8. Power and Communication Interface
The IS200EAUXH1A is powered by the EDIS (Exciter Power Distribution) module. Its typical operating voltage is 28 V DC, derived from the EDIS's 125 V DC bus via a 28 V power supply module. The board integrates a High-Speed Serial Link (HSSL) interface, which connects through the HSLA board to the CSLA expansion port of the controller, enabling real-time data exchange.
Redundancy Support and Reliability Design
The IS200EAUXH1A is available in two groups to accommodate different system redundancy levels:
Group H1: For TMR redundant control, interfaces with the M1, M2, and C control sections. Critical I/O signals are voted upon among the three sections.
Group H2: For simplex control, interfaces only with the M1 controller.
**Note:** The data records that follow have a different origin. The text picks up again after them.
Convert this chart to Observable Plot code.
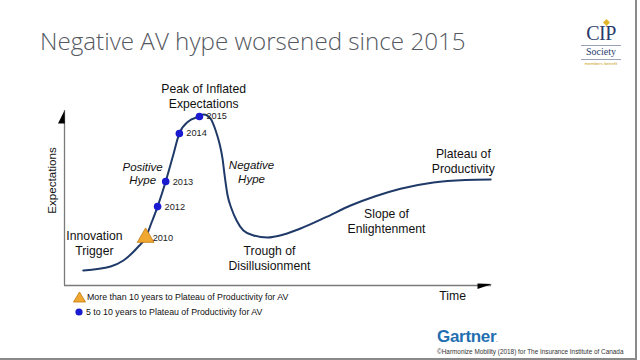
<!DOCTYPE html>
<html>
<head>
<meta charset="utf-8">
<script src="https://cdn.jsdelivr.net/npm/d3@7"></script>
<script src="https://cdn.jsdelivr.net/npm/@observablehq/plot@0.6"></script>
<style>
  html, body { margin: 0; padding: 0; background: #fff; }
  body { width: 640px; height: 360px; position: relative; overflow: hidden; font-family: "Liberation Sans", Arial, sans-serif; }
  #chart { position: absolute; left: 0; top: 0; }
  .title { position: absolute; left: 40px; top: 24px; font-family: "Open Sans", sans-serif; font-weight: 300; font-size: 24.2px; color: #55595f; white-space: nowrap; }
  .legend { position: absolute; left: 73px; font-size: 8.8px; color: #111; white-space: nowrap; display: flex; align-items: center; }
  .legend svg { margin-right: 1px; }
  .gartner { position: absolute; left: 437px; top: 327px; font-size: 17px; font-weight: bold; color: #1f6fb0; letter-spacing: -0.3px; }
  .copy { position: absolute; left: 437px; top: 348px; font-size: 6.4px; color: #333; white-space: nowrap; }
  .border-r { position: absolute; left: 635px; top: 0; width: 1.5px; height: 359px; background: #8a8a8a; }
  .border-b { position: absolute; left: 0; top: 358px; width: 637px; height: 1.5px; background: #8a8a8a; }
  .logo { position: absolute; left: 581px; top: 20px; width: 40px; text-align: center; font-family: "Liberation Serif", "DejaVu Serif", serif; color: #2b3b6b; }
  .logo .cip { font-size: 20px; line-height: 19px; margin-top: 4px; letter-spacing: -0.5px; }
  .logo .soc { font-size: 10px; line-height: 10px; border-top: 1px solid #9aa3b8; border-bottom: 1px solid #9aa3b8; margin-top: 2px; padding: 1px 0 2px; }
  .logo .mb { font-size: 4.4px; color: #c9a227; margin-top: 1px; font-family: "Liberation Sans", sans-serif; }
  .logo .gem { position: absolute; left: 23px; top: 0px; width: 5px; height: 5px; background: #e3b52a; transform: rotate(45deg); }
</style>
</head>
<body>
<div class="title">Negative AV hype worsened since 2015</div>
<div class="logo"><div class="gem"></div><div class="cip">CIP</div><div class="soc">Society</div><div class="mb">members benefit</div></div>
<div id="chart"></div>
<div class="legend" style="top:291px"><svg width="13" height="12"><path d="M6.5 1 L12.5 11 L0.5 11 Z" fill="#f0a830" stroke="#c07a10" stroke-width="0.8"/></svg>More than 10 years to Plateau of Productivity for AV</div>
<div class="legend" style="top:306px"><svg width="12" height="12"><circle cx="6" cy="6" r="3.6" fill="#1a1ad0"/></svg>5 to 10 years to Plateau of Productivity for AV</div>
<div class="gartner">Gartner<span style="font-size:5px;vertical-align:baseline">.</span></div>
<div class="copy">©Harmonize Mobility (2018) for The Insurance Institute of Canada</div>
<div class="border-r"></div>
<div class="border-b"></div>
<script>
// Hype-cycle curve (time 0–100, expectations 0–100)
const curveTime   = [4.4, 10.8, 13.8, 17.1, 19.0, 20.4, 21.8, 23.7, 25.3, 26.9, 29.0, 31.6, 32.6, 34.2, 35.4, 36.3, 37.0, 37.5, 38.2, 39.1, 40.3, 41.9, 44.3, 47.5, 51.3, 55.3, 61.1, 67.0, 72.8, 78.7, 86.4, 93.9, 99.8];
const curveExpect = [8.6, 10.9, 14.3, 21.7, 27.4, 36.0, 45.1, 59.4, 73.1, 86.9, 93.7, 96.6, 97.7, 95.4, 88.6, 81.1, 72.6, 62.9, 51.4, 44.0, 37.1, 31.4, 28.6, 27.4, 29.1, 32.6, 38.9, 45.7, 51.0, 55.3, 58.9, 60.3, 60.6];

// AV positions by year
const years      = ["2010", "2012", "2013", "2014", "2015"];
const yearTime   = [19.0, 21.8, 23.7, 26.9, 31.6];
const yearExpect = [27.4, 45.1, 59.4, 86.9, 96.6];
const yearGroup  = ["more than 10", "5 to 10", "5 to 10", "5 to 10", "5 to 10"];

// Phase labels
const phaseLabels = ["Peak of Inflated\nExpectations", "Innovation\nTrigger", "Trough of\nDisillusionment", "Slope of\nEnlightenment", "Plateau of\nProductivity"];
const phaseTime   = [32.6, 7.0, 48.0, 75.4, 93.4];
const phaseExpect = [108.3, 24.3, 15.7, 36.9, 71.4];
const hypeLabels  = ["Positive\nHype", "Negative\nHype"];
const hypeTime    = [18.3, 43.8];
const hypeExpect  = [64.3, 64.9];

const curve = curveTime.map((t, i) => ({t, e: curveExpect[i]}));
const pts = years.map((y, i) => ({year: y, t: yearTime[i], e: yearExpect[i], g: yearGroup[i]}));
const phases = phaseLabels.map((l, i) => ({label: l, t: phaseTime[i], e: phaseExpect[i]}));
const hypes = hypeLabels.map((l, i) => ({label: l, t: hypeTime[i], e: hypeExpect[i]}));

const upArrow = {draw(ctx) { ctx.moveTo(0, 0); ctx.lineTo(0.3, 13); ctx.lineTo(-6.5, 13); ctx.closePath(); }};
const rightArrow = {draw(ctx) { ctx.moveTo(-14, -2); ctx.lineTo(0.5, -1.5); ctx.lineTo(-14, 3.5); ctx.closePath(); }};

const chart = Plot.plot({
  width: 640, height: 360,
  marginLeft: 64, marginRight: 149, marginTop: 110, marginBottom: 75,
  x: {domain: [0, 100], axis: null},
  y: {domain: [0, 100], axis: null},
  style: {fontFamily: "'Liberation Sans', Arial, sans-serif", background: "transparent", overflow: "visible"},
  marks: [
    Plot.ruleX([0], {stroke: "#7a7a7a", strokeWidth: 1.3}),
    Plot.ruleY([0], {stroke: "#7a7a7a", strokeWidth: 1.3}),
    Plot.dot([{t: 0, e: 100}], {x: "t", y: "e", symbol: upArrow, fill: "#000", stroke: "none"}),
    Plot.dot([{t: 100, e: 0}], {x: "t", y: "e", symbol: rightArrow, fill: "#000", stroke: "none"}),
    Plot.line(curve, {x: "t", y: "e", curve: "monotone-x", stroke: "#1f3a68", strokeWidth: 2}),
    Plot.dot(pts.filter(d => d.g === "5 to 10"), {x: "t", y: "e", r: 3.8, fill: "#1a1ad0", stroke: "none"}),
    Plot.dot(pts.filter(d => d.g === "more than 10"), {x: "t", y: "e", symbol: "triangle", r: 6.2, fill: "#f0a830", stroke: "#c07a10", strokeWidth: 0.8}),
    Plot.text(pts, {x: "t", y: "e", text: "year", textAnchor: "start", dx: 7, fontSize: 9.2, fill: "#222"}),
    Plot.text(phases, {x: "t", y: "e", text: "label", fontSize: 12.2, lineHeight: 1.23, fill: "#111"}),
    Plot.text(hypes, {x: "t", y: "e", text: "label", fontSize: 11.5, fontStyle: "italic", lineHeight: 1.2, fill: "#111"}),
    Plot.text([{t: 90.9, e: -6.3, label: "Time"}], {x: "t", y: "e", text: "label", fontSize: 12.2, fill: "#111"}),
    Plot.text([{t: -2.8, e: 60, label: "Expectations"}], {x: "t", y: "e", text: "label", rotate: -90, fontSize: 11.6, fill: "#111"})
  ]
});
document.getElementById("chart").appendChild(chart);
</script>
</body>
</html>
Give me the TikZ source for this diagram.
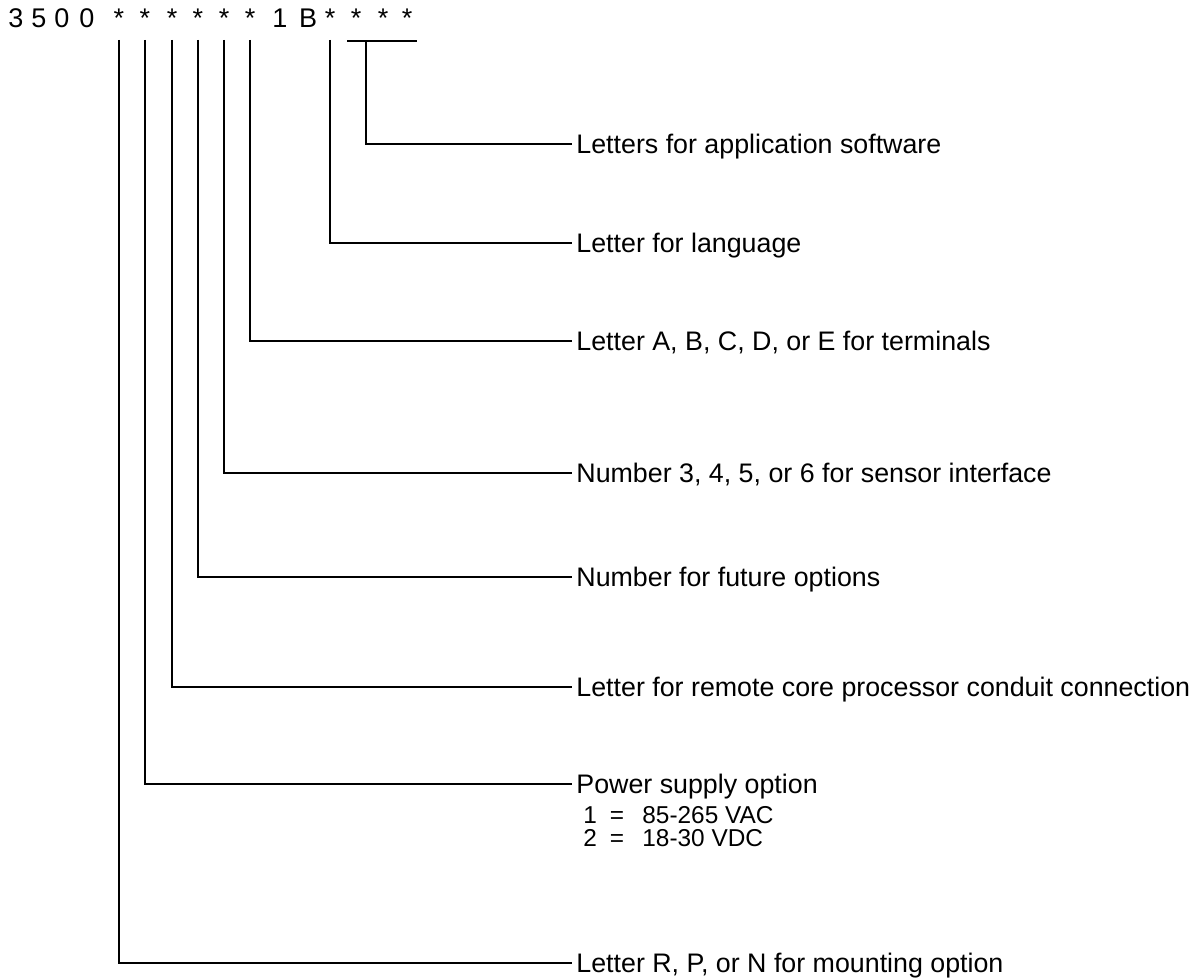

In TMR applications, the IS200EAUXH1A, working with the redundant controller architecture, ensures that critical functions like DC contactor control and field flashing relay driving continue to operate normally even if one controller fails. This greatly enhances system availability. According to system design, the EX2100e redundant system can achieve a Mean Time Between Forced Outages (MTBFO) of 175,000 hours. As a key component within this system, the high-reliability design of the IS200EAUXH1A is fundamental to achieving this benchmark.
Environmental Adaptability and Physical Specifications
The IS200EAUXH1A is designed for installation inside the EX2100e control cabinet. Its operating ambient temperature range is 0 to 40 °C (32 to 104 °F), with a humidity range of 5 to 95%, non-condensing. The control cabinet is typically rated NEMA 1 or IP20, with an optional NEMA 12/IP54 sealed cabinet available, providing effective industrial environmental protection for the board. The board itself complies with GE's industrial control board design specifications, requires Electrostatic Discharge (ESD) protection during handling, and must be replaced using a grounding wrist strap and anti-static packaging.